# A triangle has corners at (3, 9 ), ( 6, -5), and ( 4, -1). If the triangle is reflected across the x-axis, what will its new centroid be?

Apr 10, 2016

$\left(\frac{13}{3} , - 1\right)$

#### Explanation:

The first step is to find the coordinates of the centroid.
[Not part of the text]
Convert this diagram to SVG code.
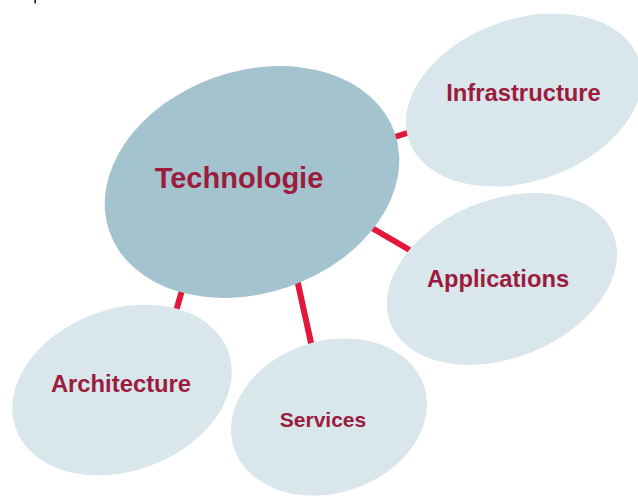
<svg xmlns="http://www.w3.org/2000/svg" width="638" height="497" viewBox="0 0 638 497">
  <style>
    .link { stroke: #e3173a; stroke-width: 6; stroke-linecap: butt; fill: none; }
    .hub { fill: #a3c4cf; }
    .leaf { fill: #d9e6ec; }
    .label { font-family: "Liberation Sans", Arial, sans-serif; font-weight: bold; fill: #9b1c3d; text-anchor: middle; }
  </style>
  <rect width="638" height="497" fill="#ffffff"/>
  <rect x="34.3" y="0" width="1.7" height="3.3" fill="#222222"/>

  <!-- spokes from the hub to each topic, drawn beneath the ellipses -->
  <g id="connectors">
    <line class="link" x1="385" y1="140" x2="420" y2="129"/>
    <line class="link" x1="360" y1="221" x2="420" y2="256"/>
    <line class="link" x1="185" y1="280" x2="174" y2="318"/>
    <line class="link" x1="295" y1="270" x2="313" y2="352"/>
  </g>

  <g id="technologie">
    <ellipse class="hub" cx="252" cy="182" rx="151" ry="111" transform="rotate(-19 252 182)"/>
    <text class="label" x="239" y="188" font-size="29">Technologie</text>
  </g>

  <g id="infrastructure">
    <ellipse class="leaf" cx="524" cy="100" rx="122" ry="81" transform="rotate(-19.5 524 100)"/>
    <text class="label" x="523.5" y="101" font-size="23.8">Infrastructure</text>
  </g>

  <g id="applications">
    <ellipse class="leaf" cx="502" cy="279" rx="120" ry="79" transform="rotate(-22 502 279)"/>
    <text class="label" x="498" y="287" font-size="23.7">Applications</text>
  </g>

  <g id="architecture">
    <ellipse class="leaf" cx="122" cy="390" rx="113" ry="81" transform="rotate(-20 122 390)"/>
    <text class="label" x="121" y="392" font-size="23.8">Architecture</text>
  </g>

  <g id="services">
    <ellipse class="leaf" cx="329" cy="417" rx="100" ry="76" transform="rotate(-18 329 417)"/>
    <text class="label" x="323" y="427" font-size="21">Services</text>
  </g>
</svg>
Given the 3 vertices of a triangle $\left({x}_{1} , {y}_{1}\right) , \left({x}_{2} , {y}_{2}\right) , \left({x}_{3} , {y}_{3}\right)$

the x-coord of centroid ${x}_{c} = \textcolor{red}{| \overline{\underline{\textcolor{w h i t e}{\frac{a}{a}} \textcolor{b l a c k}{\frac{1}{3} \left({x}_{1} + {x}_{2} + {x}_{3}\right)} \textcolor{w h i t e}{\frac{a}{a}} |}}}$

and y-coord of centroid ${y}_{c} = \textcolor{red}{| \overline{\underline{\textcolor{w h i t e}{\frac{a}{a}} \textcolor{b l a c k}{\frac{1}{3} \left({y}_{1} + {y}_{2} + {y}_{3}\right)} \textcolor{w h i t e}{\frac{a}{a}} |}}}$

Here let $\left({x}_{1} , {y}_{1}\right) = \left(3 , 9\right) , \left({x}_{2} , {y}_{2}\right) = \left(6 , - 5\right) , \left({x}_{3} , {y}_{3}\right) = \left(4 , - 1\right)$

Hence coords of centroid

$= \left[\frac{1}{3} \left(3 + 6 + 4\right) , \frac{1}{3} \left(9 - 5 - 1\right)\right] = \left(\frac{13}{3} , 1\right)$

Now under reflection in the x-axis a point (x,y) → (x , -y)

new centroid (13/3 , 1) → (13/3 , -1)#